Over the past 50 or 60 million years, pretty much the time frame for the development of mammals on the earth, the Eastern half of what is now Oregon had been inundated by the effects of volcanic activity in the western part of the USA. Layers upon layers of ash or lava or mud or all three at the same time have preserved a record in fossils of life during those years, plant life as well as animal life. Because the different layers of volcanic material can be dated very accurately, the records of life contained within each layer can be dated in the same manner. And because most of these volcanic inundations happened quickly, many animals didn't have time to escape and large numbers were caught in the fossil record we can see today. The landscape all around us here is filled with the evidence of early life and scientist have only begun to scratch the surface of what's here. For a paleontologist or a geologist, it's a very exciting place to be.

The National Monument itself preserves about 20 square miles of these rich fossil-bearing rocks, only a small portion of the, oh, maybe 20,000 square miles that exist. But those 20 square miles are some of the most dramatic landscapes you'll ever see.
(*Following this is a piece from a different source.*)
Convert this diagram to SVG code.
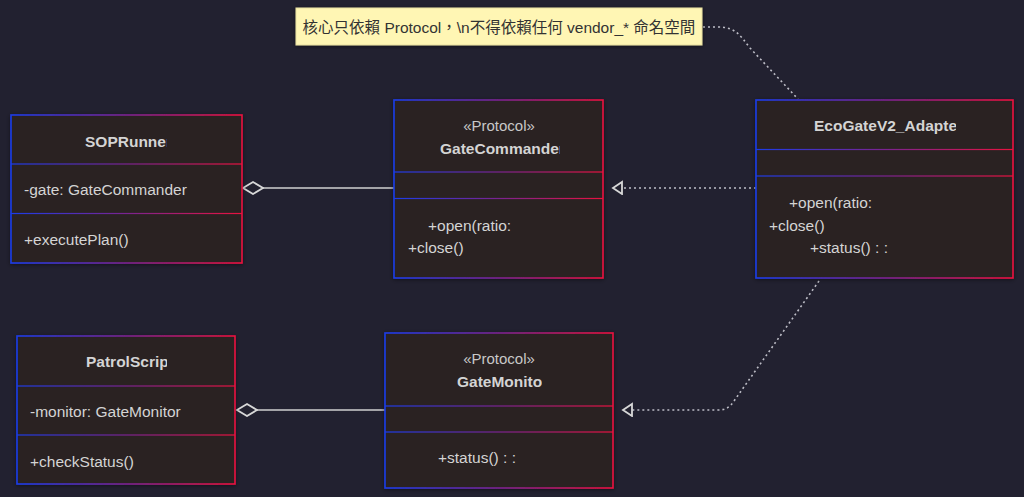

Earlier today, we again stopped at the Visitor's Center in order to learn more about the area and the work that's going on here. There are wonderful exhibits that help a novice like me understand a bit more about it all. Then we drove to two of the three far-flung units of the Monument to hike out into the landscape and see for ourselves what it looks like up close. A total of three short hikes today.

I don't have pictures ready to go with this journal update, but in a day or so you'll be able to see, in an online photo album, some of what we saw today.  I'll also do another journal update tomorrow, Wednesday, with a little more detail of what we saw today.

Hope you're well...

Thom Hoch
Clyde Holliday State Park near John Day, OR.